(Data entries)
[start]

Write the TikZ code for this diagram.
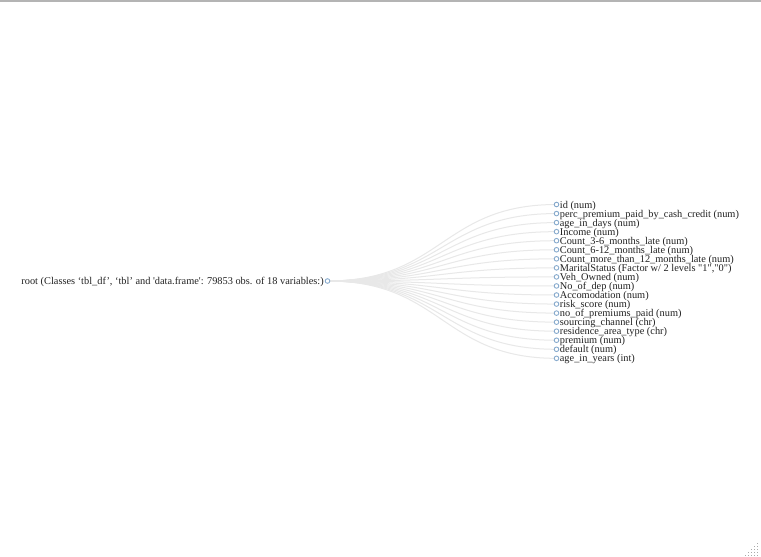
\documentclass[tikz,border=0pt]{standalone}
\usepackage{fontspec}
\newfontfamily\tnr{Liberation Serif}
\usetikzlibrary{backgrounds}
\definecolor{nodeblue}{RGB}{135,170,205}
\definecolor{linkgray}{RGB}{232,232,232}
\definecolor{txt}{RGB}{34,34,34}
\definecolor{topline}{RGB}{180,180,180}
\definecolor{grip}{RGB}{170,170,170}
\tikzset{
  dot/.style={circle, draw=nodeblue, fill=white, line width=0.9pt, minimum size=4.6pt, inner sep=0pt},
  lbl/.style={font=\tnr\fontsize{10.35}{11}\selectfont, text=txt, inner sep=0pt},
  link/.style={draw=linkgray, line width=1pt},
}
\begin{document}
\begin{tikzpicture}[x=1pt,y=-1pt]
\useasboundingbox (0,0) rectangle (761,557);
\begin{scope}[on background layer]
\fill[white] (0,0) rectangle (761,557);
\end{scope}
\draw[topline, line width=1.5pt] (0,0.75) -- (761,0.75);
\foreach \i in {0,...,4}{
  \foreach \j in {0,...,\i}{
    \fill[grip] ({757-3*\j},{543+3*\i}) rectangle ++(1.2,1.2);
  }
}
\coordinate (mid) at (442,0);
\node[dot] (root) at (327.5,281) {};
\node[lbl, anchor=base east] (rootlbl) at ([xshift=-3.5pt, yshift=-3.6pt]root.center)
  {root (Classes ‘tbl\_df’, ‘tbl’ and 'data.frame': 79853 obs. of 18 variables:)};
\foreach \t [count=\i] in {
  {id (num)},
  {perc\_premium\_paid\_by\_cash\_credit (num)},
  {age\_in\_days (num)},
  {Income (num)},
  {Count\_3-6\_months\_late (num)},
  {Count\_6-12\_months\_late (num)},
  {Count\_more\_than\_12\_months\_late (num)},
  {MaritalStatus (Factor w/ 2 levels "1","0")},
  {Veh\_Owned (num)},
  {No\_of\_dep (num)},
  {Accomodation (num)},
  {risk\_score (num)},
  {no\_of\_premiums\_paid (num)},
  {sourcing\_channel (chr)},
  {residence\_area\_type (chr)},
  {premium (num)},
  {default (num)},
  {age\_in\_years (int)}}{
  \node[dot] (c\i) at (556.5,{204.5+(\i-1)*9.05}) {};
  \node[lbl, anchor=base west] (t\i) at ([xshift=3.2pt, yshift=-3.6pt]c\i.center) {\t};
  \begin{scope}[on background layer]
    \draw[link] (root.center) .. controls (mid |- root) and (mid |- c\i) .. (c\i.center);
  \end{scope}
}
\end{tikzpicture}
\end{document}
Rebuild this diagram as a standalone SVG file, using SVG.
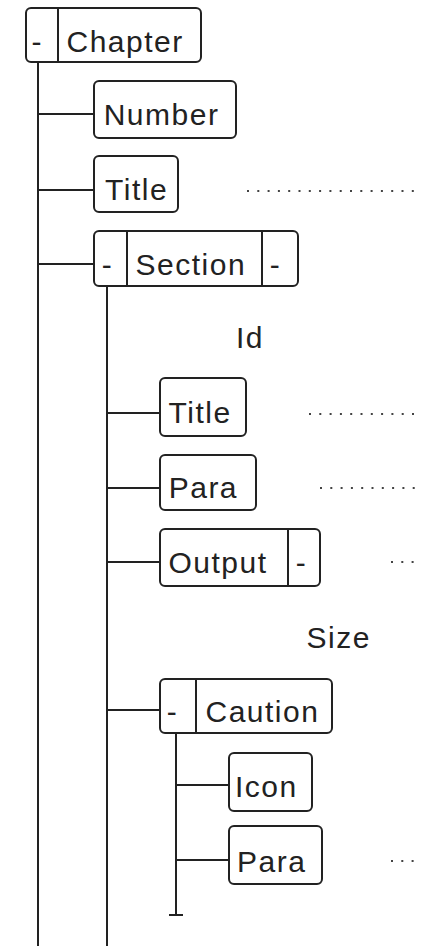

[end]

> [DESCRIPTION OF THE TASK]:
Every record above should be written out again exactly; the pictures stay out of the copy.

> [RESPONSE]:
Write the TikZ code for this diagram.
\documentclass[tikz,border=0pt]{standalone}
\usepackage{fontspec}
\newfontfamily\tnr{Liberation Serif}
\usetikzlibrary{backgrounds}
\definecolor{nodeblue}{RGB}{135,170,205}
\definecolor{linkgray}{RGB}{232,232,232}
\definecolor{txt}{RGB}{34,34,34}
\definecolor{topline}{RGB}{180,180,180}
\definecolor{grip}{RGB}{170,170,170}
\tikzset{
  dot/.style={circle, draw=nodeblue, fill=white, line width=0.9pt, minimum size=4.6pt, inner sep=0pt},
  lbl/.style={font=\tnr\fontsize{10.35}{11}\selectfont, text=txt, inner sep=0pt},
  link/.style={draw=linkgray, line width=1pt},
}
\begin{document}
\begin{tikzpicture}[x=1pt,y=-1pt]
\useasboundingbox (0,0) rectangle (761,557);
\begin{scope}[on background layer]
\fill[white] (0,0) rectangle (761,557);
\end{scope}
\draw[topline, line width=1.5pt] (0,0.75) -- (761,0.75);
\foreach \i in {0,...,4}{
  \foreach \j in {0,...,\i}{
    \fill[grip] ({757-3*\j},{543+3*\i}) rectangle ++(1.2,1.2);
  }
}
\coordinate (mid) at (442,0);
\node[dot] (root) at (327.5,281) {};
\node[lbl, anchor=base east] (rootlbl) at ([xshift=-3.5pt, yshift=-3.6pt]root.center)
  {root (Classes ‘tbl\_df’, ‘tbl’ and 'data.frame': 79853 obs. of 18 variables:)};
\foreach \t [count=\i] in {
  {id (num)},
  {perc\_premium\_paid\_by\_cash\_credit (num)},
  {age\_in\_days (num)},
  {Income (num)},
  {Count\_3-6\_months\_late (num)},
  {Count\_6-12\_months\_late (num)},
  {Count\_more\_than\_12\_months\_late (num)},
  {MaritalStatus (Factor w/ 2 levels "1","0")},
  {Veh\_Owned (num)},
  {No\_of\_dep (num)},
  {Accomodation (num)},
  {risk\_score (num)},
  {no\_of\_premiums\_paid (num)},
  {sourcing\_channel (chr)},
  {residence\_area\_type (chr)},
  {premium (num)},
  {default (num)},
  {age\_in\_years (int)}}{
  \node[dot] (c\i) at (556.5,{204.5+(\i-1)*9.05}) {};
  \node[lbl, anchor=base west] (t\i) at ([xshift=3.2pt, yshift=-3.6pt]c\i.center) {\t};
  \begin{scope}[on background layer]
    \draw[link] (root.center) .. controls (mid |- root) and (mid |- c\i) .. (c\i.center);
  \end{scope}
}
\end{tikzpicture}
\end{document}
Rebuild this diagram as a standalone SVG file, using SVG.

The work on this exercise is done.